Children raise children and it is seen as normal — as it would have been in the 1850s. Also, the little girls are told to be quiet while the boys are allowed to be loud, to be irresponsible, and to get into any kind of trouble there is to get into.

Two orange paws sit beside an old and open book.

So, while Yonge was influential to a lot of writers, I wonder really what her legacy truly was to girls growing up at this time. She helped to enforce a lot of ideas that were contradictory, sexist, and just plain cruel. While I can appreciate the story and the time in which it was written, I can’t help but think of what kind of damage was done to so many people. And while I recommend these books as interesting studies for scholars, it needs to be made clear that no child should read them — even if that is the audience they were initially intended for.

The Errands Continue

The things about errands is that they never really stop. There is no end point to the pile of laundry — it just reappears with a slightly different composition a week later. That used to really be a trigger for my depression. When chores felt like they would never stop. I find it really helps me if I turn it into a meditative task. I often fold the laundry and while I’m doing it try to attach a memory to every piece of clothing — like sorting through happy memories.
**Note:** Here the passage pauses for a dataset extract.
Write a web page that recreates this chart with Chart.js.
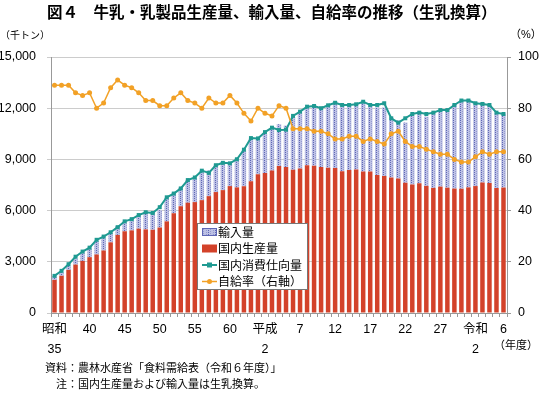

An orange tabby darts a paw around an old, blue book.

If I don’t have the energy for that, then I usually put on a movie or TCM and just fold clothes while I watch. That way my brain is distracted, and I don’t ruminate on how long the chores are taking and what I have to do next.

Errands can feel worse than they are, but it’s important to take a breath and calm down. It helps a lot more than it seems to when you just read about it.